== INFORMATION PROVIDED

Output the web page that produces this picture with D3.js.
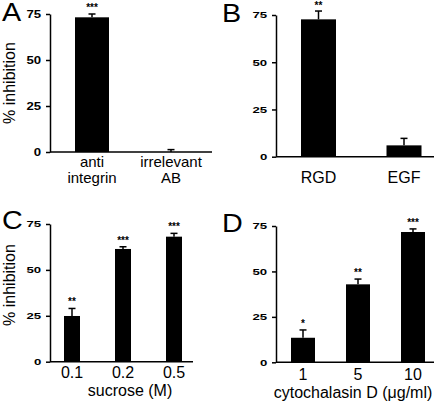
<!DOCTYPE html>
<html>
<head>
<meta charset="utf-8">
<script src="https://cdn.jsdelivr.net/npm/d3@7"></script>
<style>
  html, body { margin: 0; padding: 0; background: #fff; }
  svg { display: block; }
  text { font-family: "Liberation Sans", Arial, Helvetica, sans-serif; fill: #000; }
</style>
</head>
<body>
<svg id="chart" width="442" height="403"></svg>
<script>
// ---- data ----
const yTicks = [0, 25, 50, 75];
const yMax = 75;

const catsA = ["anti integrin", "irrelevant AB"];
const labelsA = [["anti", "integrin"], ["irrelevant", "AB"]];
const valuesA = [73.2, 0];
const errA = [1.8, 1.3];
const sigA = ["***", ""];

const catsB = ["RGD", "EGF"];
const valuesB = [72.7, 6.0];
const errB = [4.4, 3.7];
const sigB = ["**", ""];

const catsC = ["0.1", "0.2", "0.5"];
const valuesC = [24.9, 61.4, 68.1];
const errC = [4.1, 1.2, 1.8];
const sigC = ["**", "***", "***"];
const titleC = "sucrose (M)";

const catsD = ["1", "5", "10"];
const valuesD = [13.5, 42.9, 71.7];
const errD = [4.3, 2.9, 1.7];
const sigD = ["*", "**", "***"];
const titleD = "cytochalasin D (\u03BCg/ml)";

const yLabel = "% inhibition";

// ---- layout ----
const svg = d3.select("#chart");

const panels = [
  { letter: "A", lx: 2, ly: 21, cats: catsA, labels: labelsA, values: valuesA, err: errA, sig: sigA,
    axisX: 50, axisEnd: 212, yTop: 14, yBot: 152, c0: 92, c1: 171, barW: 34,
    tickFont: 12, tickSY: 0.95, ylab: true, ylabY: 83, labY: 167, labFont: 15, labGap: 16, title: null },
  { letter: "B", lx: 222, ly: 22, cats: catsB, labels: catsB.map(d => [d]), values: valuesB, err: errB, sig: sigB,
    axisX: 276, axisEnd: 434, yTop: 15, yBot: 156.7, c0: 318.5, c1: 404, barW: 35,
    tickFont: 12, tickSY: 0.72, ylab: false, labY: 183, labFont: 16, labGap: 16, title: null },
  { letter: "C", lx: 2, ly: 229, cats: catsC, labels: catsC.map(d => [d]), values: valuesC, err: errC, sig: sigC,
    axisX: 50, axisEnd: 193, yTop: 224, yBot: 361.7, c0: 72, c1: 174, barW: 16,
    tickFont: 12, tickSY: 0.72, ylab: true, ylabY: 285, labY: 378, labFont: 16, labGap: 16, title: titleC, titleX: 130, titleY: 396 },
  { letter: "D", lx: 222, ly: 232, cats: catsD, labels: catsD.map(d => [d]), values: valuesD, err: errD, sig: sigD,
    axisX: 276, axisEnd: 434, yTop: 226, yBot: 362.3, c0: 303, c1: 413, barW: 24,
    tickFont: 12, tickSY: 0.72, ylab: false, labY: 380, labFont: 16, labGap: 16, title: titleD, titleX: 353, titleY: 398 }
];

panels.forEach(p => {
  const g = svg.append("g");
  const y = d3.scaleLinear().domain([0, yMax]).range([p.yBot, p.yTop]);
  const x = d3.scalePoint().domain(p.cats).range([p.c0, p.c1]);

  // panel letter
  g.append("text").attr("x", p.lx).attr("y", p.ly)
    .attr("font-size", 25).attr("transform", `translate(${p.lx},0) scale(1.15,1) translate(${-p.lx},0)`)
    .text(p.letter);

  // bars
  g.selectAll("rect.bar").data(p.cats).join("rect")
    .attr("class", "bar")
    .attr("x", (d) => x(d) - p.barW / 2)
    .attr("width", p.barW)
    .attr("y", (d, i) => y(p.values[i]))
    .attr("height", (d, i) => y(0) - y(p.values[i]))
    .attr("fill", "#000");

  // error bars (upper only)
  const eb = g.selectAll("g.eb").data(p.cats).join("g").attr("class", "eb");
  eb.append("line")
    .attr("x1", d => x(d)).attr("x2", d => x(d))
    .attr("y1", (d, i) => y(p.values[i]))
    .attr("y2", (d, i) => y(p.values[i] + p.err[i]))
    .attr("stroke", "#000").attr("stroke-width", 1.5);
  eb.append("line")
    .attr("x1", d => x(d) - 3.5).attr("x2", d => x(d) + 3.5)
    .attr("y1", (d, i) => y(p.values[i] + p.err[i]))
    .attr("y2", (d, i) => y(p.values[i] + p.err[i]))
    .attr("stroke", "#000").attr("stroke-width", 1.5);

  // significance stars
  g.selectAll("text.sig").data(p.cats).join("text")
    .attr("class", "sig")
    .attr("x", d => x(d))
    .attr("y", (d, i) => Math.max(9, y(p.values[i] + p.err[i]) - 3))
    .attr("text-anchor", "middle")
    .attr("font-size", 10).attr("font-weight", "bold")
    .text((d, i) => p.sig[i]);

  // y axis
  const ax = g.append("g").attr("transform", `translate(${p.axisX},0)`)
    .call(d3.axisLeft(y).tickValues(yTicks).tickSize(4).tickSizeOuter(0).tickPadding(4));
  ax.select(".domain").attr("stroke", "#000").attr("stroke-width", 1.5);
  ax.selectAll(".tick line").attr("stroke", "#000").attr("stroke-width", 1.5);
  ax.selectAll(".tick text")
    .attr("font-size", p.tickFont).attr("font-weight", "bold")
    .attr("font-family", "Liberation Sans, Arial, sans-serif")
    .attr("fill", "#000")
    .attr("transform", `scale(1.1,${p.tickSY})`);

  // x axis baseline
  g.append("line")
    .attr("x1", p.axisX).attr("x2", p.axisEnd)
    .attr("y1", y(0)).attr("y2", y(0))
    .attr("stroke", "#000").attr("stroke-width", 1.5);

  // category labels
  p.cats.forEach((c, i) => {
    p.labels[i].forEach((line, j) => {
      g.append("text")
        .attr("x", x(c)).attr("y", p.labY + j * p.labGap)
        .attr("text-anchor", "middle").attr("font-size", p.labFont)
        .text(line);
    });
  });

  // axis title
  if (p.title) {
    g.append("text").attr("x", p.titleX).attr("y", p.titleY)
      .attr("text-anchor", "middle").attr("font-size", 16)
      .text(p.title);
  }

  // y label
  if (p.ylab) {
    g.append("text")
      .attr("transform", `translate(15,${p.ylabY}) rotate(-90)`)
      .attr("text-anchor", "middle").attr("font-size", 16)
      .text(yLabel);
  }
});
</script>
</body>
</html>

====

TO DO:
Drop the images and repeat the data exactly.

RESULT:
Output the web page that produces this picture with D3.js.
<!DOCTYPE html>
<html>
<head>
<meta charset="utf-8">
<script src="https://cdn.jsdelivr.net/npm/d3@7"></script>
<style>
  html, body { margin: 0; padding: 0; background: #fff; }
  svg { display: block; }
  text { font-family: "Liberation Sans", Arial, Helvetica, sans-serif; fill: #000; }
</style>
</head>
<body>
<svg id="chart" width="442" height="403"></svg>
<script>
// ---- data ----
const yTicks = [0, 25, 50, 75];
const yMax = 75;

const catsA = ["anti integrin", "irrelevant AB"];
const labelsA = [["anti", "integrin"], ["irrelevant", "AB"]];
const valuesA = [73.2, 0];
const errA = [1.8, 1.3];
const sigA = ["***", ""];

const catsB = ["RGD", "EGF"];
const valuesB = [72.7, 6.0];
const errB = [4.4, 3.7];
const sigB = ["**", ""];

const catsC = ["0.1", "0.2", "0.5"];
const valuesC = [24.9, 61.4, 68.1];
const errC = [4.1, 1.2, 1.8];
const sigC = ["**", "***", "***"];
const titleC = "sucrose (M)";

const catsD = ["1", "5", "10"];
const valuesD = [13.5, 42.9, 71.7];
const errD = [4.3, 2.9, 1.7];
const sigD = ["*", "**", "***"];
const titleD = "cytochalasin D (\u03BCg/ml)";

const yLabel = "% inhibition";

// ---- layout ----
const svg = d3.select("#chart");

const panels = [
  { letter: "A", lx: 2, ly: 21, cats: catsA, labels: labelsA, values: valuesA, err: errA, sig: sigA,
    axisX: 50, axisEnd: 212, yTop: 14, yBot: 152, c0: 92, c1: 171, barW: 34,
    tickFont: 12, tickSY: 0.95, ylab: true, ylabY: 83, labY: 167, labFont: 15, labGap: 16, title: null },
  { letter: "B", lx: 222, ly: 22, cats: catsB, labels: catsB.map(d => [d]), values: valuesB, err: errB, sig: sigB,
    axisX: 276, axisEnd: 434, yTop: 15, yBot: 156.7, c0: 318.5, c1: 404, barW: 35,
    tickFont: 12, tickSY: 0.72, ylab: false, labY: 183, labFont: 16, labGap: 16, title: null },
  { letter: "C", lx: 2, ly: 229, cats: catsC, labels: catsC.map(d => [d]), values: valuesC, err: errC, sig: sigC,
    axisX: 50, axisEnd: 193, yTop: 224, yBot: 361.7, c0: 72, c1: 174, barW: 16,
    tickFont: 12, tickSY: 0.72, ylab: true, ylabY: 285, labY: 378, labFont: 16, labGap: 16, title: titleC, titleX: 130, titleY: 396 },
  { letter: "D", lx: 222, ly: 232, cats: catsD, labels: catsD.map(d => [d]), values: valuesD, err: errD, sig: sigD,
    axisX: 276, axisEnd: 434, yTop: 226, yBot: 362.3, c0: 303, c1: 413, barW: 24,
    tickFont: 12, tickSY: 0.72, ylab: false, labY: 380, labFont: 16, labGap: 16, title: titleD, titleX: 353, titleY: 398 }
];

panels.forEach(p => {
  const g = svg.append("g");
  const y = d3.scaleLinear().domain([0, yMax]).range([p.yBot, p.yTop]);
  const x = d3.scalePoint().domain(p.cats).range([p.c0, p.c1]);

  // panel letter
  g.append("text").attr("x", p.lx).attr("y", p.ly)
    .attr("font-size", 25).attr("transform", `translate(${p.lx},0) scale(1.15,1) translate(${-p.lx},0)`)
    .text(p.letter);

  // bars
  g.selectAll("rect.bar").data(p.cats).join("rect")
    .attr("class", "bar")
    .attr("x", (d) => x(d) - p.barW / 2)
    .attr("width", p.barW)
    .attr("y", (d, i) => y(p.values[i]))
    .attr("height", (d, i) => y(0) - y(p.values[i]))
    .attr("fill", "#000");

  // error bars (upper only)
  const eb = g.selectAll("g.eb").data(p.cats).join("g").attr("class", "eb");
  eb.append("line")
    .attr("x1", d => x(d)).attr("x2", d => x(d))
    .attr("y1", (d, i) => y(p.values[i]))
    .attr("y2", (d, i) => y(p.values[i] + p.err[i]))
    .attr("stroke", "#000").attr("stroke-width", 1.5);
  eb.append("line")
    .attr("x1", d => x(d) - 3.5).attr("x2", d => x(d) + 3.5)
    .attr("y1", (d, i) => y(p.values[i] + p.err[i]))
    .attr("y2", (d, i) => y(p.values[i] + p.err[i]))
    .attr("stroke", "#000").attr("stroke-width", 1.5);

  // significance stars
  g.selectAll("text.sig").data(p.cats).join("text")
    .attr("class", "sig")
    .attr("x", d => x(d))
    .attr("y", (d, i) => Math.max(9, y(p.values[i] + p.err[i]) - 3))
    .attr("text-anchor", "middle")
    .attr("font-size", 10).attr("font-weight", "bold")
    .text((d, i) => p.sig[i]);

  // y axis
  const ax = g.append("g").attr("transform", `translate(${p.axisX},0)`)
    .call(d3.axisLeft(y).tickValues(yTicks).tickSize(4).tickSizeOuter(0).tickPadding(4));
  ax.select(".domain").attr("stroke", "#000").attr("stroke-width", 1.5);
  ax.selectAll(".tick line").attr("stroke", "#000").attr("stroke-width", 1.5);
  ax.selectAll(".tick text")
    .attr("font-size", p.tickFont).attr("font-weight", "bold")
    .attr("font-family", "Liberation Sans, Arial, sans-serif")
    .attr("fill", "#000")
    .attr("transform", `scale(1.1,${p.tickSY})`);

  // x axis baseline
  g.append("line")
    .attr("x1", p.axisX).attr("x2", p.axisEnd)
    .attr("y1", y(0)).attr("y2", y(0))
    .attr("stroke", "#000").attr("stroke-width", 1.5);

  // category labels
  p.cats.forEach((c, i) => {
    p.labels[i].forEach((line, j) => {
      g.append("text")
        .attr("x", x(c)).attr("y", p.labY + j * p.labGap)
        .attr("text-anchor", "middle").attr("font-size", p.labFont)
        .text(line);
    });
  });

  // axis title
  if (p.title) {
    g.append("text").attr("x", p.titleX).attr("y", p.titleY)
      .attr("text-anchor", "middle").attr("font-size", 16)
      .text(p.title);
  }

  // y label
  if (p.ylab) {
    g.append("text")
      .attr("transform", `translate(15,${p.ylabY}) rotate(-90)`)
      .attr("text-anchor", "middle").attr("font-size", 16)
      .text(yLabel);
  }
});
</script>
</body>
</html>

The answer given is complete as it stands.